So you're upgrading from Perspectives Server version 2! Congratulations :) Here's how.


0. Install Prerequisites:

	a) Upgrade to python 2.7.

	http://www.python.org/getit/

	This is required for the 'argparse' module.


	b) Install sqlalchemy

	See http://docs.sqlalchemy.org/ru/latest/intro.html#installation-guide

	Depending on your system, you may be able to use something like

	>pip install SQLAlchemy
	or
	>sudo apt-get install python-sqlalchemy

	sqlalchemy is used to talk to the database so we don't have hardcoded SQL strings.


1. Back up your database.

	Note that simply copying the database file is *NOT* a good solution: if any process is still holding on to the database or something bad happens (such as a power failure) this can result in database corruption.

	The proper way to back up an sqlite database is:

	TODO: set up screen first

	>sqlite3 notary.sqlite
	>.output backup.sql
	>.dump
	>.output stdout
	>.quit

	You can also use the db2file command from the next step.

	(to recreate your database from a backup do this:

	>sqlite3 newdb.sqlite
	>.read backup.sql
	>.quit

	)


2. Sync the new code

	>cd Perspectives-Server
	>git pull


3. Upgrade your database schema


	=======
	Option a: upgrade the database in-place.
	This is the recommended option. It will usually be faster.
	This may be the only option if your database has a large number of records (e.g. 3 million observations)
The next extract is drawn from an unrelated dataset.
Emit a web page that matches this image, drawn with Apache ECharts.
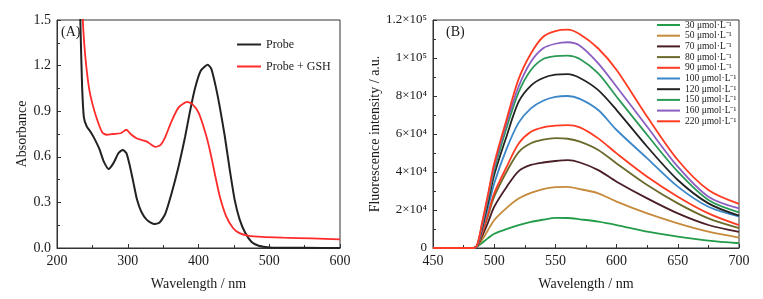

	3a.i) Open your database once with the updated python script to create the new schema

		> python notary_http.py

	3a.ii) Migrate your data from the old schema to the new one:

		INSERT INTO t_services (name)
		SELECT DISTINCT service_id FROM observations;

	3a.iii)

		DELETE FROM observations WHERE key IS NULL AND start IS NULL AND end IS NULL;

	3a.iv)

		UPDATE observations
		SET service_id = (SELECT t_services.service_id
							FROM t_services
							WHERE t_services.name = observations.service_id );

	3a.v) Fix any records that would violate check constraints
		SELECT service_id, key, start, "end"
		FROM observations
		WHERE start < 0

			-- if any exist, fix them with
			UPDATE observations
			SET start = 0
			WHERE start < 0

		SELECT service_id, key, start, "end"
		FROM observations
		WHERE observations.end < 0

			-- if any exist, fix them with
			UPDATE observations
			SET "end" = 0
			WHERE observations.end < 0

		SELECT service_id, key, start, "end", (start - "end")
		FROM observations
		WHERE "end" < start

			-- if any exist, fix them with something like
			UPDATE observations
			SET "end" = start
			WHERE "end" < start

	3a.vi) Fix any records that would violate uniqueness constraints

		-- it's easy to delete records that are *exactly* the same across all fields
		DELETE FROM observations WHERE ROWID NOT IN (
			SELECT MIN(ROWID) FROM observations GROUP BY service_id, key, start, end);

		-- rows that have the same end time but different start times (or vice versa) are trickier
		-- NOTE: the remaining queries is this section may take a long time to run (e.g. 30 minutes or more) depending on the speed on your hardware.

		.output dupes_end.sql
		select rowid, service_id, key, end, min(start), max(start), max(start) - min(start) as Diff from observations group by service_id, key, end having count(*) > 1 order by Diff DESC;
		.output stdout

		-- examine that file (you may need to .quit first) and see if the data ranges are acceptable.
		-- if so (e.g. 1 second difference), you can delete the service_id-key-end duplicates.
		-- TODO: this query can probably be improved.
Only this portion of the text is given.